**EXERCISE OBJECTIVE**
Copy out all lines in the data below containing the string "with".

**DATA PROVIDED**
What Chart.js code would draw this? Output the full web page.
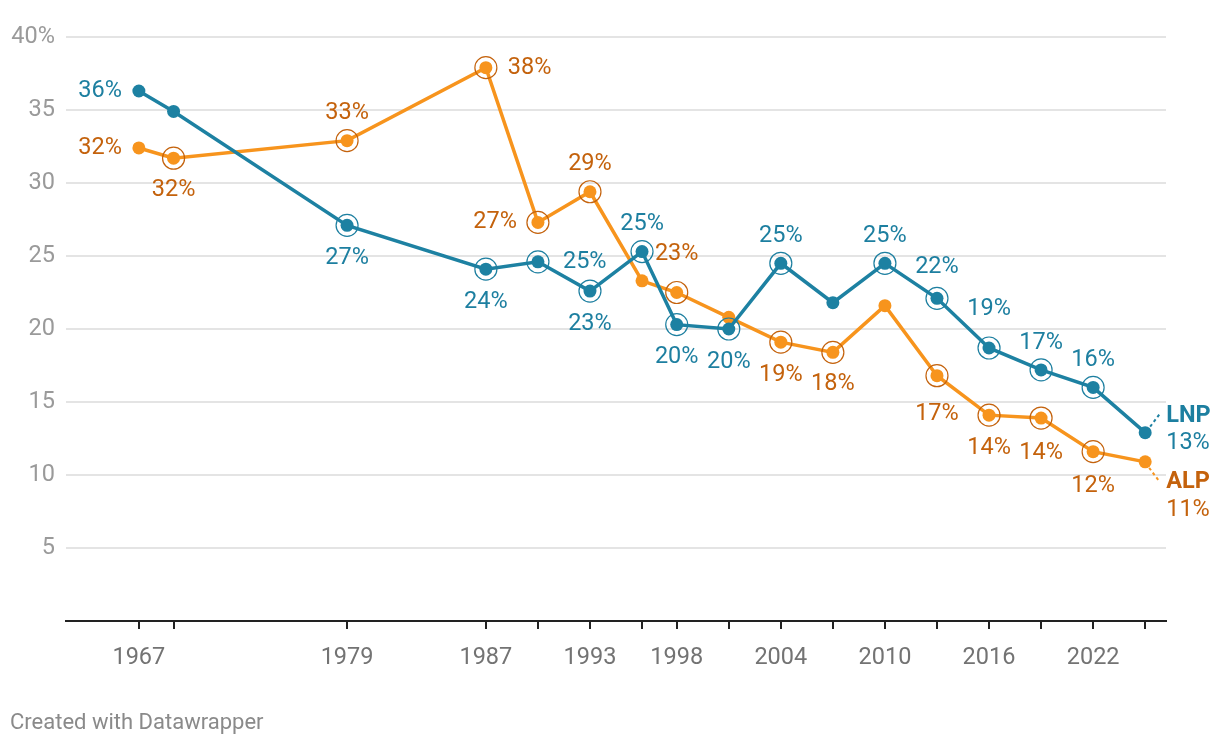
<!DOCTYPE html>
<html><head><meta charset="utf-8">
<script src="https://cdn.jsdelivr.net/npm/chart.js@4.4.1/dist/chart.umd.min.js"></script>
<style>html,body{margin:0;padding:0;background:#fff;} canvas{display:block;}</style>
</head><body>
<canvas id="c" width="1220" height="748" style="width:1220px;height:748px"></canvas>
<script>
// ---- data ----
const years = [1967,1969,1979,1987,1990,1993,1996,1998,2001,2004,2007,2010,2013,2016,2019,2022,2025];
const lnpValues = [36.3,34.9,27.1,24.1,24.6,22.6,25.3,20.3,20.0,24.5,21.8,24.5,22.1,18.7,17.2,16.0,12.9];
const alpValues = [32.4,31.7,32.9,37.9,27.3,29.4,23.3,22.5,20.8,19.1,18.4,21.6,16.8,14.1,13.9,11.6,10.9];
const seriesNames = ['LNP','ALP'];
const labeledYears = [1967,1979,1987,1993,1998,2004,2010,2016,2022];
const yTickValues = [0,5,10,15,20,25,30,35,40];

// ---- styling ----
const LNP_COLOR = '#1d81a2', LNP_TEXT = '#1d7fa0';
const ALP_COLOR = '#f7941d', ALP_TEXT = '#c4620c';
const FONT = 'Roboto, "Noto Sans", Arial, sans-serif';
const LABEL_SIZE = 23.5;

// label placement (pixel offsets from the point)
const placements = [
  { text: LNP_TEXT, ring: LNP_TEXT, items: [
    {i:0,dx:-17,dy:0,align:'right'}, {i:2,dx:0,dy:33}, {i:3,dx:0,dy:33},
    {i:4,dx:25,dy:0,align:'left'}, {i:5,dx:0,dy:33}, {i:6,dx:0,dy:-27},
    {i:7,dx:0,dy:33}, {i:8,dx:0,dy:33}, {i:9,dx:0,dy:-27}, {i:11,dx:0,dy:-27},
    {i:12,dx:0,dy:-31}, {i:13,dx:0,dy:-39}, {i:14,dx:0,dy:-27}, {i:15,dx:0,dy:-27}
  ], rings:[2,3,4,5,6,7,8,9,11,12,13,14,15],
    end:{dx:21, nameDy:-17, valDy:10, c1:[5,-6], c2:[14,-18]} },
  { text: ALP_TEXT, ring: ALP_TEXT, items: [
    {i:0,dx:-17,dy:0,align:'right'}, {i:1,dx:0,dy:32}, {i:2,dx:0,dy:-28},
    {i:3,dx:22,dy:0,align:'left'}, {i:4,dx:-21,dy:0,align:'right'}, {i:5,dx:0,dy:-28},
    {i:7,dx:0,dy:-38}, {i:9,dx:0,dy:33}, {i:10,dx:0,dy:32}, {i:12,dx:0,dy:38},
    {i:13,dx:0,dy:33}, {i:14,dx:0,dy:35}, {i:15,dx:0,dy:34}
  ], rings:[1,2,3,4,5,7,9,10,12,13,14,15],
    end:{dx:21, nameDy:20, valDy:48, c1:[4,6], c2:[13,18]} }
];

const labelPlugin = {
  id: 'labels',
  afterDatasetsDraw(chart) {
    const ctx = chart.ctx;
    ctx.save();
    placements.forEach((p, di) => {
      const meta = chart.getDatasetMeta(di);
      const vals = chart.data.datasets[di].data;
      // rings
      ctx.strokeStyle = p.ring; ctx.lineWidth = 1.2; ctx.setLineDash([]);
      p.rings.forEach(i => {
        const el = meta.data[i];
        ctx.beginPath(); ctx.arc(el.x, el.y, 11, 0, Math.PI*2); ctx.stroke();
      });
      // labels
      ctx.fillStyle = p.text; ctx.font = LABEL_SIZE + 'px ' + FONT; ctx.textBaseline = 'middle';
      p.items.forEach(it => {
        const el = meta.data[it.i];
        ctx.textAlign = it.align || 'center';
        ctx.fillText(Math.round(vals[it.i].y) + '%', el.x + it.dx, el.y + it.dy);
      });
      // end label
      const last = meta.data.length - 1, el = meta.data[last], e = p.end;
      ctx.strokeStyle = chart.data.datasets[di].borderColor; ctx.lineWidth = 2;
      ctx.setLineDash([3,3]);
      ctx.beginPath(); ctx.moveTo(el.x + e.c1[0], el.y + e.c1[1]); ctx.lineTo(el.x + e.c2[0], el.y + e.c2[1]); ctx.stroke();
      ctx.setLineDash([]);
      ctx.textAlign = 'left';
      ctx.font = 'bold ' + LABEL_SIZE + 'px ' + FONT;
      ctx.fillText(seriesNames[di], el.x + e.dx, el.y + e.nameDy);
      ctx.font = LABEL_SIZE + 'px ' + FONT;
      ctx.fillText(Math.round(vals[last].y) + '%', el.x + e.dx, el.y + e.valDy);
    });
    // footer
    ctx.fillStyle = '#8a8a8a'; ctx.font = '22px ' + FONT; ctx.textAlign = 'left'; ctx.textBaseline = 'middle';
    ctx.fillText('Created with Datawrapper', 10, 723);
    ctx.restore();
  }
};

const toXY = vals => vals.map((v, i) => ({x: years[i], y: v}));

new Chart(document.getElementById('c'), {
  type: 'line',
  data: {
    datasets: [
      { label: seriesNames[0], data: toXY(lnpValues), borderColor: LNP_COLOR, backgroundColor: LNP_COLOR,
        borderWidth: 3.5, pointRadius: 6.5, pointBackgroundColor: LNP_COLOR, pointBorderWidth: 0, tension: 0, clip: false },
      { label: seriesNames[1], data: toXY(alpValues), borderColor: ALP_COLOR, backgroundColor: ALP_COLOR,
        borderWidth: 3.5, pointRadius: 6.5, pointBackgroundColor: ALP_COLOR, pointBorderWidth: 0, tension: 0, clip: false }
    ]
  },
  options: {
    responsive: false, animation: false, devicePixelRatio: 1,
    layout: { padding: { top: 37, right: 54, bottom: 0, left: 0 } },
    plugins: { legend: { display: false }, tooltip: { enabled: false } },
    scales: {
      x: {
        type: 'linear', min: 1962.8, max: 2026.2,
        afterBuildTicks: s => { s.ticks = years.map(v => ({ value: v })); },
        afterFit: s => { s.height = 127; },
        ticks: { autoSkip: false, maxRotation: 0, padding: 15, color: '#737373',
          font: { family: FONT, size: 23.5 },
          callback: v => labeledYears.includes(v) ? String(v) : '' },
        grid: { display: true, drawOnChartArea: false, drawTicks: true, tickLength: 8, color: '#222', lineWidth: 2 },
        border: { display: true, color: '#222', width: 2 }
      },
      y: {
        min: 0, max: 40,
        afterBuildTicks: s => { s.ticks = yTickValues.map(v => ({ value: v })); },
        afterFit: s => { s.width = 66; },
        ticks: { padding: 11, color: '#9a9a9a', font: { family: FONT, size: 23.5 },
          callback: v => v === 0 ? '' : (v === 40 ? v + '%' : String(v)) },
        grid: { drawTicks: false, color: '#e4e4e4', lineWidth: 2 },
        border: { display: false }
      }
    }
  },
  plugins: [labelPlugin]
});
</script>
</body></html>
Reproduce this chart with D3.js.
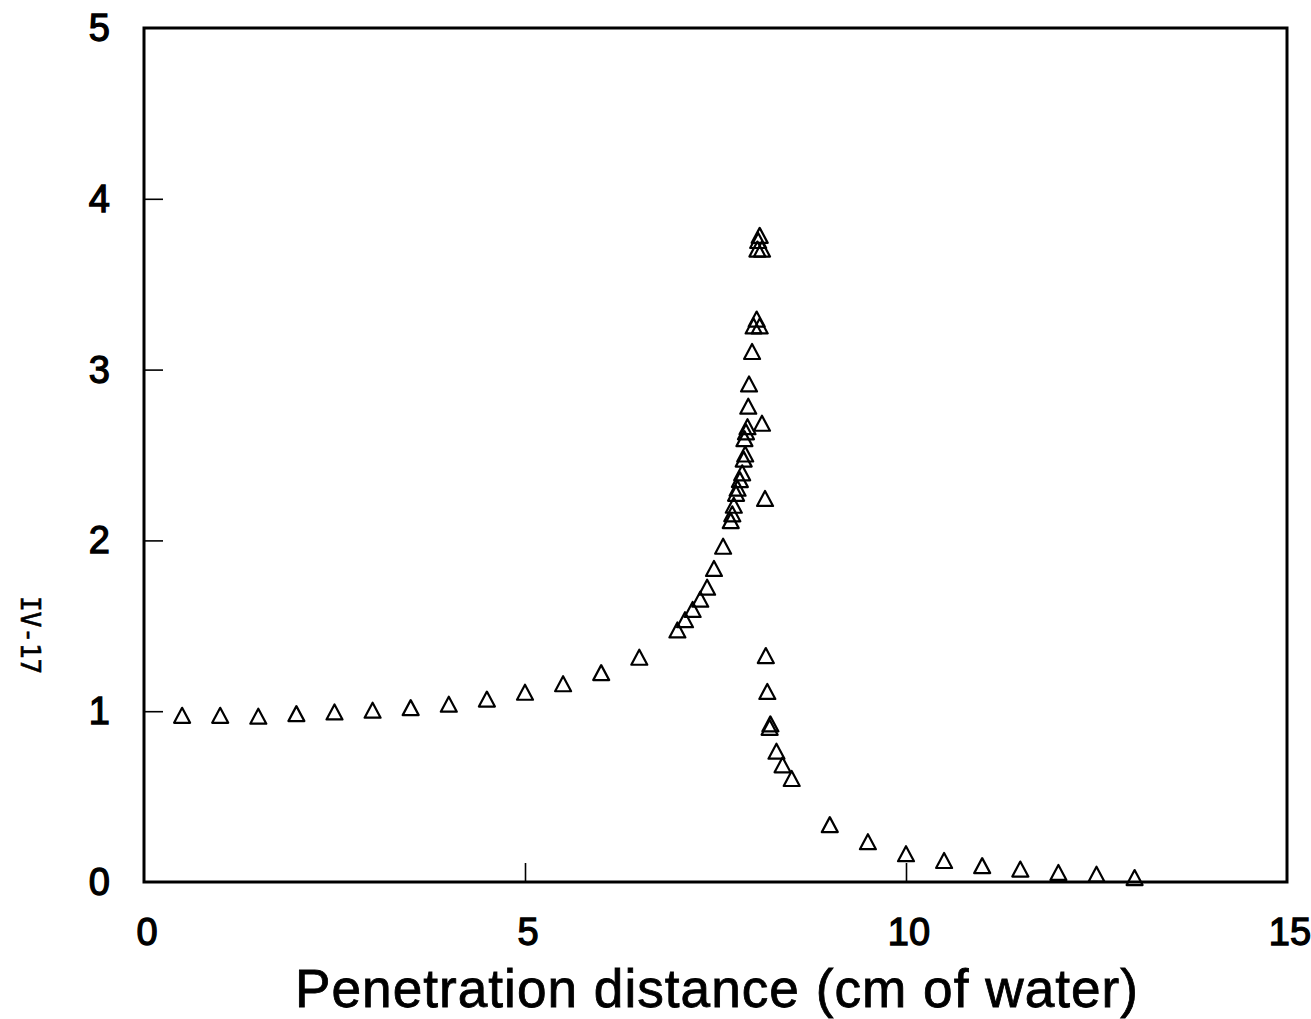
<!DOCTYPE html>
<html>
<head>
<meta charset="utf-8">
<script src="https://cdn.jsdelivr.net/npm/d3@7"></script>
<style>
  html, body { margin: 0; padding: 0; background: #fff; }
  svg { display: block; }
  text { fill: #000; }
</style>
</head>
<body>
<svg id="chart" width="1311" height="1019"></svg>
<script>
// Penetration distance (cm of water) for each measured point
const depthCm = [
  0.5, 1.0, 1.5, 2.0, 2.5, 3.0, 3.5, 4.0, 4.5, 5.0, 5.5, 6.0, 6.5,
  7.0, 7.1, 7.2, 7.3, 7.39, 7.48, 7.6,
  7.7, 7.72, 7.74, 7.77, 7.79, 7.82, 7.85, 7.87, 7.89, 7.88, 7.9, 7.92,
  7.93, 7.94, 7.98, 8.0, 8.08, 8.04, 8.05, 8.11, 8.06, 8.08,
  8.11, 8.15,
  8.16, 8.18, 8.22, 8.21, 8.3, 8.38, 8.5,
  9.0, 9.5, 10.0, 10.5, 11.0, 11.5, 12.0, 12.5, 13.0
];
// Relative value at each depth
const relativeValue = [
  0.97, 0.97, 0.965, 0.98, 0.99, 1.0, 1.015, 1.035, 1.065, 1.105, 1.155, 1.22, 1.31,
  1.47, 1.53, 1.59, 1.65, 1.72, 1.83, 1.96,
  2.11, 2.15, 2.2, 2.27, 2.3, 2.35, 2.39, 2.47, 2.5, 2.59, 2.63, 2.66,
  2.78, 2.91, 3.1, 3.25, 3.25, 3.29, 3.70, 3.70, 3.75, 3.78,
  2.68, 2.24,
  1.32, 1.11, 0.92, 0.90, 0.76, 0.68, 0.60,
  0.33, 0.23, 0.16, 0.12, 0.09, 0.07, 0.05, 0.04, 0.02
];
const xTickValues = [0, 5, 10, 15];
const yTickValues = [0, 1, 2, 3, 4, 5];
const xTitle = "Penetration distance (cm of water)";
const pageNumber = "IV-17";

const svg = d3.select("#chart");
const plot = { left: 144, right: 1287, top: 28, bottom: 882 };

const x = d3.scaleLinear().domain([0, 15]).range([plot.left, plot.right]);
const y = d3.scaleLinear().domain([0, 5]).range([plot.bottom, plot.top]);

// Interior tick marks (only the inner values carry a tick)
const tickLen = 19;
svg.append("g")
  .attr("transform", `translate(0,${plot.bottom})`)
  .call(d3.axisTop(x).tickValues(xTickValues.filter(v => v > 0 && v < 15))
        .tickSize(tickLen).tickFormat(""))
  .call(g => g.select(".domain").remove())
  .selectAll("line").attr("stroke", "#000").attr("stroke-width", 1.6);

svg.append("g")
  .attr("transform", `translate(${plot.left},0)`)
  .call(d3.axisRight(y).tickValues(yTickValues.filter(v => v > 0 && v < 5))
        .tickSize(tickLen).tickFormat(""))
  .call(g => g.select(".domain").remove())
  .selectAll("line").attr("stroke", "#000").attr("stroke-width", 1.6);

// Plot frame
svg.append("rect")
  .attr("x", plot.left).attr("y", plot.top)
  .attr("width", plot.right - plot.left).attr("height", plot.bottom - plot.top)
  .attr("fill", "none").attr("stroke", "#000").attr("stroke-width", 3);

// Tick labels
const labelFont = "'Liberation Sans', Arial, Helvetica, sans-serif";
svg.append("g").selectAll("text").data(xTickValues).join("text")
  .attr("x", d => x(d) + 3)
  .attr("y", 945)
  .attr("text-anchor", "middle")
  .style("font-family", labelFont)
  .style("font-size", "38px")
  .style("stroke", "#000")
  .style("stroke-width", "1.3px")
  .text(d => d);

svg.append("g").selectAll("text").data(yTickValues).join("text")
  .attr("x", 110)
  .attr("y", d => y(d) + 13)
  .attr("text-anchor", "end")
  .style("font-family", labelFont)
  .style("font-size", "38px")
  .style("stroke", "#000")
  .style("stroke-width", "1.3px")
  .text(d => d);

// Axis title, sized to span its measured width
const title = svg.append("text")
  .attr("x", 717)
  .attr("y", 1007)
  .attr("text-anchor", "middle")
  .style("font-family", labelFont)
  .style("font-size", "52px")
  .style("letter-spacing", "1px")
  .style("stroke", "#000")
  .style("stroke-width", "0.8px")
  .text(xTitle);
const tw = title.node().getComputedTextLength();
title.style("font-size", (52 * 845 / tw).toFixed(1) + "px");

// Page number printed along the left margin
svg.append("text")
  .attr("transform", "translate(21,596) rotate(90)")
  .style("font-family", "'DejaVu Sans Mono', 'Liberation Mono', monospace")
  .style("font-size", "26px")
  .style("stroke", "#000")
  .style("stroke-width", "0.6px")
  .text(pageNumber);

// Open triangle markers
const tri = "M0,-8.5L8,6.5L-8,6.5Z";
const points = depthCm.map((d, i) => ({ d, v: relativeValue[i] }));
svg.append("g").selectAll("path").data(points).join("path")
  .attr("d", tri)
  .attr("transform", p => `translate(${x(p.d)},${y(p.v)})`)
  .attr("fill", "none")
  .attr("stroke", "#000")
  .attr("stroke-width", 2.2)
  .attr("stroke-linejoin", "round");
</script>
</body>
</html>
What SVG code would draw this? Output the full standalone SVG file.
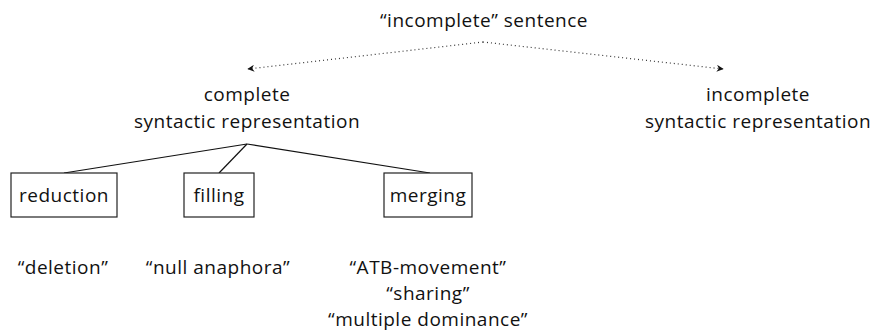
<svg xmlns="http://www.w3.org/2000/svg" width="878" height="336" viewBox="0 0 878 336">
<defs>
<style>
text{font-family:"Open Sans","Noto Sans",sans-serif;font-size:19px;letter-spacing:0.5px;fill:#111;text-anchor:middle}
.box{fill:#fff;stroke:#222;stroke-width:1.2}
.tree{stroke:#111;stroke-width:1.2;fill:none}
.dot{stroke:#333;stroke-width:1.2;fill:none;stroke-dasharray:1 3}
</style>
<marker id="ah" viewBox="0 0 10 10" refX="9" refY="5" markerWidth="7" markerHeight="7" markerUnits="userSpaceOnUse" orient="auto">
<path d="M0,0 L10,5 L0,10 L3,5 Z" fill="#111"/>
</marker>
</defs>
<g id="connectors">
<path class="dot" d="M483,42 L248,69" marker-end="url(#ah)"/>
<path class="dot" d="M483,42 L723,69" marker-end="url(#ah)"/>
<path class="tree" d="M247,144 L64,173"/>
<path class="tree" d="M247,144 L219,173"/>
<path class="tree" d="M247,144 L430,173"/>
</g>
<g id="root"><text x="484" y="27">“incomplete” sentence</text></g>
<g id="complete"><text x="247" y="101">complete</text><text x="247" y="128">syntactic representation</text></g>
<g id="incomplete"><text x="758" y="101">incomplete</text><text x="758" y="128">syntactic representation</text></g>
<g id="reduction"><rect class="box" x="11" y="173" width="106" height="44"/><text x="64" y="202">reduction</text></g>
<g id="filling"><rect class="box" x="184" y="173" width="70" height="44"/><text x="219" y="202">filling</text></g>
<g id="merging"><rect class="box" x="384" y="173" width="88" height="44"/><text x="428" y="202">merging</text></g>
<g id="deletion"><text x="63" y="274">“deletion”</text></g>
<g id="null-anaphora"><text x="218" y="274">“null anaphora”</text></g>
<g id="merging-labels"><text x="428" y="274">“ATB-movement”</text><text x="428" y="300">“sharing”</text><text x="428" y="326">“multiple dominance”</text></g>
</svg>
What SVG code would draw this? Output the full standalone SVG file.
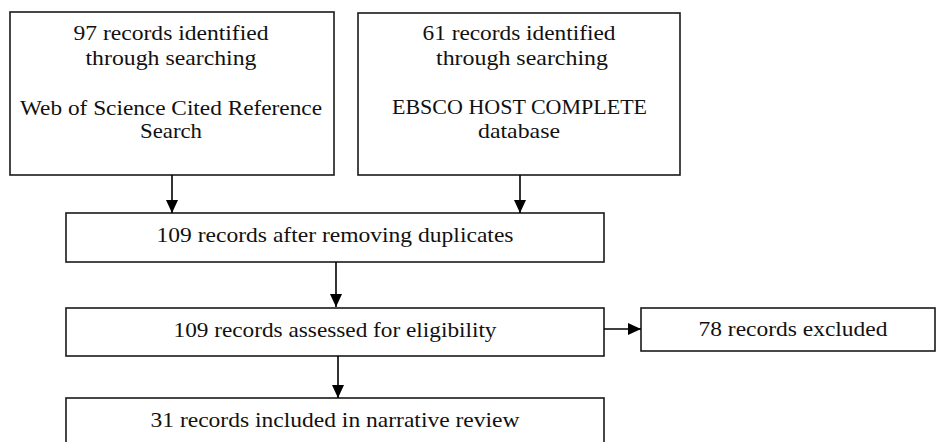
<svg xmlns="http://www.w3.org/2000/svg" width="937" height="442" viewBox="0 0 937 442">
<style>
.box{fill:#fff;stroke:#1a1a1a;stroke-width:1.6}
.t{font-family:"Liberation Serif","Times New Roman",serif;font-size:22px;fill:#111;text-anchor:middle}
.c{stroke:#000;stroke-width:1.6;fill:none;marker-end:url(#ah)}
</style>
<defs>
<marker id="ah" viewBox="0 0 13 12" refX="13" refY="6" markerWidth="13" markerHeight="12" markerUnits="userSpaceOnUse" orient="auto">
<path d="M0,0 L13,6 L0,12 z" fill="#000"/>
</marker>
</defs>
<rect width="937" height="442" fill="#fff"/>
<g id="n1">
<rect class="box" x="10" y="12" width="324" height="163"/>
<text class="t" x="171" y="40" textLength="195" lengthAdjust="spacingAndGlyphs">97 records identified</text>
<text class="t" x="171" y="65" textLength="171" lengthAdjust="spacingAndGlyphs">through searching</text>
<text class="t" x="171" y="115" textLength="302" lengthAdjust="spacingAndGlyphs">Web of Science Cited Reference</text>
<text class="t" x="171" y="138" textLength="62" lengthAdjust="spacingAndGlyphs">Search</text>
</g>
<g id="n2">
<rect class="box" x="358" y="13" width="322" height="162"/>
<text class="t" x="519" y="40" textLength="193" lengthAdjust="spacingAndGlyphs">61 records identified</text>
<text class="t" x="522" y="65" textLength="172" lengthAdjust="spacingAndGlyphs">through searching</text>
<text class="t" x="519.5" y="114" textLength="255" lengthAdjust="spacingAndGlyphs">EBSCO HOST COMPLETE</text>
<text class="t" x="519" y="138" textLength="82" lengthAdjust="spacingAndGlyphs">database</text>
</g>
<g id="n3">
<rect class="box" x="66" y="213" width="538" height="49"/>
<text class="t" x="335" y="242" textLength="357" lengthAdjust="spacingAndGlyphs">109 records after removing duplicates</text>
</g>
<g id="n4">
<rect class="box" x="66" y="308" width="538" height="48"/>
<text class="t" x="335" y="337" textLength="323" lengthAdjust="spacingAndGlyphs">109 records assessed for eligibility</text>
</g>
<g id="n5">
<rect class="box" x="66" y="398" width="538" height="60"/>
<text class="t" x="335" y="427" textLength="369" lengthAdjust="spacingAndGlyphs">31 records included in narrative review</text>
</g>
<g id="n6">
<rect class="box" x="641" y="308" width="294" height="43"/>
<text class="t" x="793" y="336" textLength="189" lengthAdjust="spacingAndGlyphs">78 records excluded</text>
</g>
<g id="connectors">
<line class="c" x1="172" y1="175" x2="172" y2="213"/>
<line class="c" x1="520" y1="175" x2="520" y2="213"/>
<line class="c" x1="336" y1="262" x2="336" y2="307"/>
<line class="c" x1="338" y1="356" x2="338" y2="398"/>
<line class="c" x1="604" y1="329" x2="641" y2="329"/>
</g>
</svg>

**EXERCISE RESULT**
    ctx.fillText('Created with Datawrapper', 10, 723);
Reproduce this chart with D3.js.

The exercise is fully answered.